Thursday, October 17, 2013

Toyota i-ROAD concept

Automakers increasingly are turning to electric vehicles to offer buyers zero-emissions mobility, but four-wheeled EVs can be heavy and expensive, and they can’t slice through urban centers any better than regular cars. Toyota thinks it has a solution, and it’s called the i-ROAD. The small, three-wheeled electric-powered concept is something of a cross between a car, a motorcycle, and a fancy golf cart, and Toyota refers to it as a personal mobility vehicle.

i-ROAD Is i-Clever

On paper, the i-ROAD might not seem as cool as conventionally powered three-wheelers such as Morgan’s 3-Wheeler, but it’s actually quite innovative. The i-ROAD seats two passengers in tandem to keep the body as narrow as possible; it measures just 33.5 inches wide, 56.9 inches high, and 92.5 inches long. That’s just a bit more than half the width of a Smart Fortwo Electric Drive, and Toyota claims that the i-ROAD is no wider than a two-wheeler. Toyota must be referring to some of the beefier bikes, but either way, the concept is skinny.

Besides offering hypothetical urban customers a tight, motorcycle-like footprint, the i-ROAD also gives them protection from the elements. Featuring a fully enclosed body—bettering BMW’s odd C1 scooter, which had only a roof panel—the i-ROAD makes a far better foul-weather proposition than a regular motorcycle or even the Morgan or Can-Am Spyder. Toyota says that because the i-ROAD’s passenger cell is fully enclosed, no helmet is necessary—a critical point for the hair-style sensitive. The closed body also means the driver cannot stick his or her foot out to steady the i-ROAD when at rest, so Toyota gave the concept a trick front-wheel setup that keeps it upright without human help.

Toyota calls the i-ROAD’s self-righting front-wheel gadgetry Active Lean technology, and it consists of a geared actuator affixed to each front wheel’s suspension arm. A computer manages the degree of lean of each front wheel—as the angle of lean of one wheel increases, the other lowers by the same amount—using steering angle, a gyroscope, and vehicle speed to induce lean in corners or keep the i-ROAD steady at low speeds. The system also can filter out potentially balance-upsetting road imperfections when traveling in a straight line. The i-ROAD is steered using a squircle-shaped steering wheel rather than a set of handlebars.

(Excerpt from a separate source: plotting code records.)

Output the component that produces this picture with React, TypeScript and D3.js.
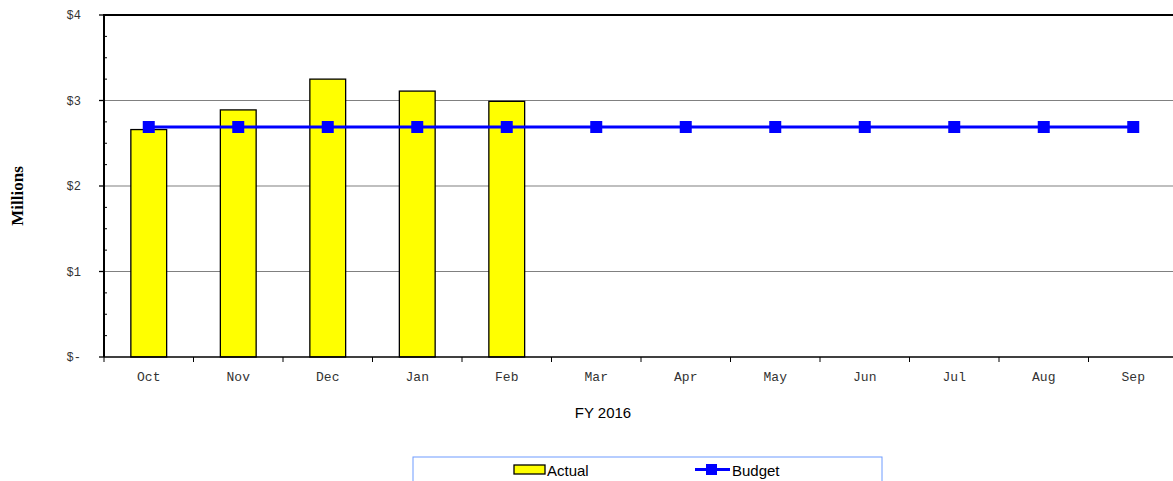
import * as d3 from 'd3';
import React from 'react';

// 월별 실적 / 예산 (단위: 백만 달러)
const months = ['Oct', 'Nov', 'Dec', 'Jan', 'Feb', 'Mar', 'Apr', 'May', 'Jun', 'Jul', 'Aug', 'Sep'];
const actual: (number | null)[] = [2.66, 2.89, 3.25, 3.11, 2.99, null, null, null, null, null, null, null];
const budget: number[] = [2.69, 2.69, 2.69, 2.69, 2.69, 2.69, 2.69, 2.69, 2.69, 2.69, 2.69, 2.69];
const yTicks = [0, 1, 2, 3, 4];
const yTickLabels = ['$-', '$1', '$2', '$3', '$4'];

const App: React.FC = () => {
    const width = 1173;
    const height = 481;
    const marginLeft = 104;
    const plotRight = 1178;
    const marginTop = 15;
    const plotBottom = 357;

    const x = d3.scaleBand<string>().domain(months).range([marginLeft, plotRight]).paddingInner(0).paddingOuter(0);
    const y = d3.scaleLinear().domain([0, 4]).range([plotBottom, marginTop]);
    const barW = x.bandwidth() * 0.4;
    const cx = (m: string) => (x(m) ?? 0) + x.bandwidth() / 2;

    const line = d3
        .line<number>()
        .x((d, i) => cx(months[i]))
        .y((d) => y(d));

    const minorTicks = d3.range(0, 4.01, 0.25).filter((v) => Math.abs(v - Math.round(v)) > 0.01);
    const mono = '"Liberation Mono", "Courier New", monospace';
    const sans = '"Liberation Sans", Arial, sans-serif';

    return (
        <svg width={width} height={height} style={{ position: 'absolute', left: 0, top: 0, background: '#fff' }}>
            {/* 그리드 */}
            {[1, 2, 3].map((v) => (
                <line key={v} x1={marginLeft} x2={plotRight} y1={y(v)} y2={y(v)} stroke="#808080" strokeWidth={1.2} />
            ))}
            <line x1={marginLeft} x2={plotRight} y1={y(4)} y2={y(4)} stroke="#000" strokeWidth={2} />

            {/* 막대 */}
            <g fill="#ffff00" stroke="#000" strokeWidth={1.3}>
                {months.map((m, i) =>
                    actual[i] == null ? null : (
                        <rect key={m} x={cx(m) - barW / 2} y={y(actual[i] as number)} width={barW} height={y(0) - y(actual[i] as number)} />
                    )
                )}
            </g>

            {/* 축 */}
            <line x1={marginLeft} x2={plotRight} y1={y(0)} y2={y(0)} stroke="#000" strokeWidth={1.5} />
            <line x1={marginLeft} x2={marginLeft} y1={y(4) - 1} y2={y(0)} stroke="#000" strokeWidth={2} />
            {yTicks.map((v) => (
                <line key={v} x1={marginLeft - 5} x2={marginLeft} y1={y(v)} y2={y(v)} stroke="#000" strokeWidth={1.3} />
            ))}
            {minorTicks.map((v) => (
                <line key={v} x1={marginLeft} x2={marginLeft + 3} y1={y(v)} y2={y(v)} stroke="#000" strokeWidth={1} />
            ))}
            {months.map((m) => (
                <line key={m} x1={x(m) ?? 0} x2={x(m) ?? 0} y1={y(0)} y2={y(0) + 5} stroke="#000" strokeWidth={1} />
            ))}
            {yTicks.map((v, i) => (
                <text key={v} x={81} y={y(v) + 4} textAnchor="end" fontFamily={mono} fontSize={12} fill="#333">
                    {yTickLabels[i]}
                </text>
            ))}
            {months.map((m) => (
                <text key={m} x={cx(m)} y={381} textAnchor="middle" fontFamily={mono} fontSize={13} fill="#333">
                    {m}
                </text>
            ))}

            {/* 예산 선 */}
            <path d={line(budget) ?? ''} fill="none" stroke="#0000ff" strokeWidth={3} />
            <g fill="#0000ff">
                {budget.map((d, i) => (
                    <rect key={i} x={cx(months[i]) - 6} y={y(d) - 6} width={12} height={12} />
                ))}
            </g>

            {/* 축 제목 */}
            <text x={603} y={418} textAnchor="middle" fontFamily={sans} fontSize={15} fill="#000">
                FY 2016
            </text>
            <text
                transform="translate(23,196) rotate(-90)"
                textAnchor="middle"
                fontFamily='"Liberation Serif", "Times New Roman", serif'
                fontWeight="bold"
                fontSize={17}
                fill="#000"
            >
                Millions
            </text>

            {/* 범례 */}
            <rect x={413} y={457} width={469} height={40} fill="none" stroke="#6e9cff" strokeWidth={1} />
            <rect x={514} y={465} width={31} height={9} fill="#ffff00" stroke="#000" strokeWidth={1.3} />
            <text x={547} y={476} fontFamily={sans} fontSize={15} fill="#000">
                Actual
            </text>
            <line x1={695} x2={730} y1={469.5} y2={469.5} stroke="#0000ff" strokeWidth={3} />
            <rect x={706} y={464} width={11} height={11} fill="#0000ff" />
            <text x={732} y={476} fontFamily={sans} fontSize={15} fill="#000">
                Budget
            </text>
        </svg>
    );
};

export default App;
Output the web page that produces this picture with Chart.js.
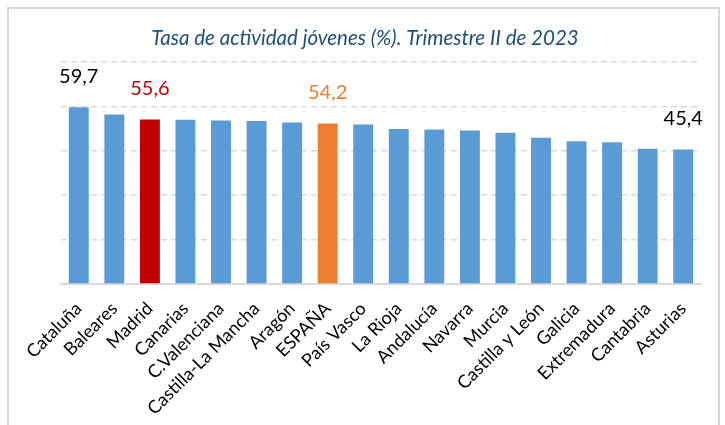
<!DOCTYPE html>
<html>
<head>
<meta charset="utf-8">
<script src="https://cdn.jsdelivr.net/npm/chart.js@4"></script>
<style>
  body { margin: 0; background: #fff; }
  #wrap { width: 725px; height: 425px; }
</style>
</head>
<body>
<div id="wrap"><canvas id="chart"></canvas></div>
<script>
const regions = ['Cataluña', 'Baleares', 'Madrid', 'Canarias', 'C.Valenciana', 'Castilla-La Mancha',
  'Aragón', 'ESPAÑA', 'País Vasco', 'La Rioja', 'Andalucía', 'Navarra', 'Murcia',
  'Castilla y León', 'Galicia', 'Extremadura', 'Cantabria', 'Asturias']
const rates = [59.7, 57.3, 55.6, 55.5, 55.2, 55.1, 54.6, 54.2, 53.9, 52.4, 52.2, 51.9, 51.1,
  49.4, 48.2, 47.9, 45.7, 45.4]
// which bars get a value on top, and in what colour
const shownLabels = { 0: '#000000', 2: '#c00000', 7: '#ed7d31', 17: '#000000' }
const chartTitle = 'Tasa de actividad jóvenes (%). Trimestre II de 2023'

const barColors = regions.map(r =>
  r === 'Madrid' ? '#c00000' : r === 'ESPAÑA' ? '#ed7d31' : '#5b9bd5'
)

// outer frame and the title, centred on the whole picture
const frame = {
  id: 'frame',
  beforeDraw: chart => {
    const ctx = chart.ctx
    ctx.save()
    ctx.strokeStyle = '#d9d9d9'
    ctx.lineWidth = 2
    ctx.strokeRect(8, 8, 711, 430)
    ctx.fillStyle = '#1f4e79'
    ctx.font = 'italic 20.5px Lato'
    ctx.textAlign = 'center'
    ctx.textBaseline = 'middle'
    ctx.fillText(chartTitle, 365, 38)
    ctx.restore()
  }
}

const valueLabels = {
  id: 'valueLabels',
  afterDatasetsDraw: chart => {
    const ctx = chart.ctx
    const bars = chart.getDatasetMeta(0).data
    ctx.save()
    ctx.font = '20px Lato'
    ctx.textAlign = 'center'
    ctx.textBaseline = 'middle'
    Object.keys(shownLabels).forEach(i => {
      const bar = bars[i]
      ctx.fillStyle = shownLabels[i]
      ctx.fillText(rates[i].toFixed(1).replace('.', ','), bar.x, bar.y - 31)
    })
    ctx.restore()
  }
}

const options = {
  responsive: true,
  maintainAspectRatio: false,
  animation: false,
  layout: { padding: { left: 61, right: 24, top: 62, bottom: 0 } },
  plugins: {
    legend: { display: false },
    tooltip: { enabled: false },
    title: { display: false }
  },
  scales: {
    x: {
      grid: { display: false },
      border: { color: '#d9d9d9', width: 2 },
      ticks: {
        color: '#000',
        font: { family: 'Lato', size: 18 },
        minRotation: 45,
        maxRotation: 45,
        autoSkip: false,
        padding: 6
      },
      afterFit: s => { s.height = 141 }
    },
    y: {
      min: 0,
      max: 75,
      ticks: { display: false, stepSize: 15 },
      grid: { color: '#d9d9d9', lineWidth: 1.5, drawTicks: false },
      border: { display: false, dash: [6, 4] },
      afterFit: s => { s.width = 0 }
    }
  }
}

new Chart(document.getElementById('chart'), {
  type: 'bar',
  data: {
    labels: regions,
    datasets: [{
      data: rates,
      backgroundColor: barColors,
      categoryPercentage: 1,
      barPercentage: 0.56
    }]
  },
  options: options,
  plugins: [frame, valueLabels]
})
</script>
</body>
</html>
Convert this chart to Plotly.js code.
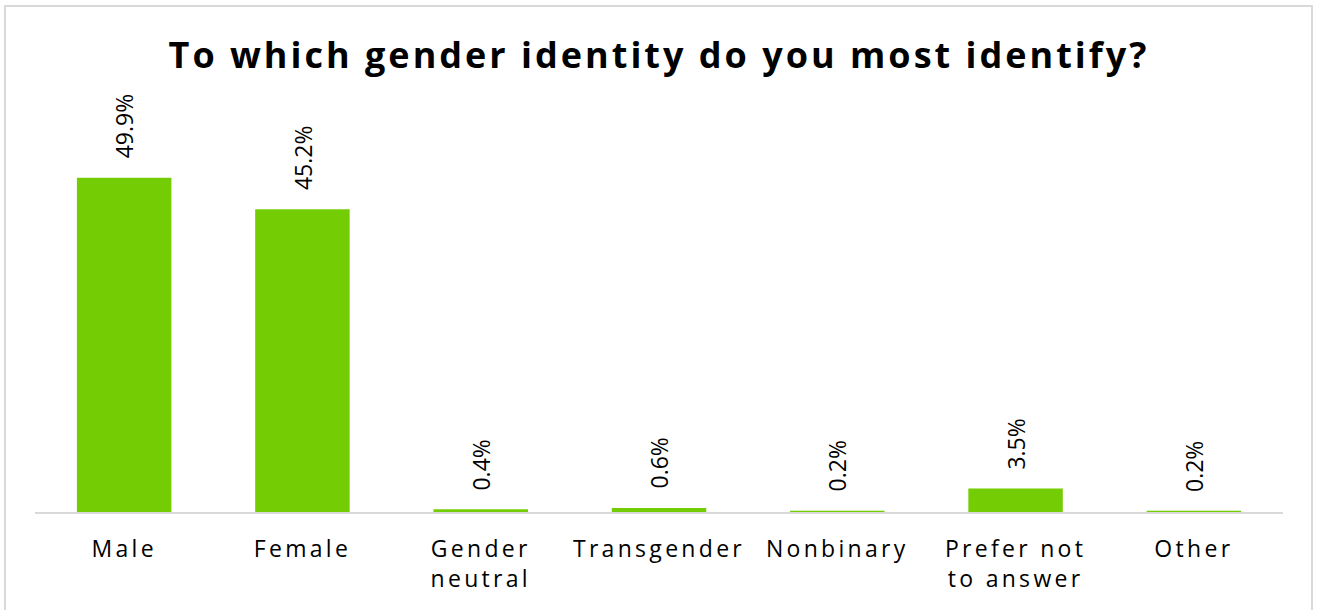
<!DOCTYPE html>
<html>
<head>
<meta charset="utf-8">
<script src="https://cdn.plot.ly/plotly-3.0.1.min.js"></script>
<style>
  html, body { margin: 0; padding: 0; background: #ffffff; }
  #wrap { position: relative; width: 1317px; height: 610px; overflow: hidden; }
  #chart { position: absolute; left: 0; top: 0; width: 1317px; height: 610px; }
  #frame { position: absolute; left: 4px; top: 5px; width: 1305px; height: 640px;
           border: 2px solid #d9d9d9; pointer-events: none; }
  .xtick text { letter-spacing: 3.3px; }
  .gtitle { letter-spacing: 3px; }
</style>
</head>
<body>
<div id="wrap">
  <div id="chart"></div>
  <div id="frame"></div>
</div>
<script>
const categories = ["Male", "Female", "Gender<br>neutral", "Transgender", "Nonbinary", "Prefer not<br>to answer", "Other"];
const percents = [49.9, 45.2, 0.4, 0.6, 0.2, 3.5, 0.2];
const valueLabels = ["49.9%", "45.2%", "0.4%", "0.6%", "0.2%", "3.5%", "0.2%"];
const chartTitle = "To which gender identity do you most identify?";

const barColor = "#74cc04";

const trace = {
  type: "bar",
  x: categories,
  y: percents,
  marker: { color: barColor, line: { width: 0 } },
  width: 0.53,
  hoverinfo: "skip"
};

const annotations = categories.map((c, i) => ({
  x: c,
  y: percents[i],
  xref: "x",
  yref: "y",
  text: valueLabels[i],
  textangle: -90,
  showarrow: false,
  xanchor: "center",
  yanchor: "bottom",
  yshift: 17,
  font: { family: "Open Sans, sans-serif", size: 23, color: "#000000" }
}));

const layout = {
  width: 1317,
  height: 610,
  margin: { l: 35, r: 34, t: 110, b: 98, pad: 0 },
  paper_bgcolor: "rgba(0,0,0,0)",
  plot_bgcolor: "rgba(0,0,0,0)",
  showlegend: false,
  title: {
    text: "<b>" + chartTitle + "</b>",
    font: { family: "Open Sans, sans-serif", size: 36, color: "#000000" },
    x: 0.5,
    xanchor: "center",
    xref: "paper",
    yref: "container",
    y: 1 - 55 / 610,
    yanchor: "middle"
  },
  xaxis: {
    type: "category",
    showline: true,
    linecolor: "#d9d9d9",
    linewidth: 2,
    ticks: "",
    showgrid: false,
    zeroline: false,
    ticklabelstandoff: 15,
    tickfont: { family: "Open Sans, sans-serif", size: 23, color: "#000000" },
    fixedrange: true
  },
  yaxis: {
    range: [0, 60],
    visible: false,
    showgrid: false,
    zeroline: false,
    fixedrange: true
  },
  annotations: annotations,
  bargap: 0.47
};

Plotly.newPlot("chart", [trace], layout, { displayModeBar: false, staticPlot: true });
</script>
</body>
</html>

i-ROAD, Therefore i-Zero Emissions

If you thought the i-ROAD’s front-wheel setup couldn’t get any more involving or interesting—from a technical standpoint, at least—prepare to be further wowed. The i-ROAD is actually front-wheel drive, and no power goes to the rear wheel. Each front wheel features a 2.7-hp in- hub electric motor powered by a shared lithium-ion battery that offers a claimed driving range of 30 miles. Toyota says battery top-offs take just three hours when fed by a “conventional domestic power supply,” but doesn’t indicate which domestic power standard—Japanese, European, or U.S.—is being cited.

There aren’t many exciting electric cars out there right now—excepting Tesla’s quick and attractive Model S—but we’re genuinely tickled by this Toyota concept. It looks cool, and we’re inclined to believe Toyota’s press-release hyperbole regarding the i-ROAD’s “unique driving experience.” We foresee the i-ROAD having far more success in Europe and Japan than here, though, if it ever were to go into production, thanks to the variously tight parking conditions, congested urban centers, and strict emissions regulations. Too bad. Because while the i-ROAD has one less wheel than a Prius, it’s at least three times more interesting.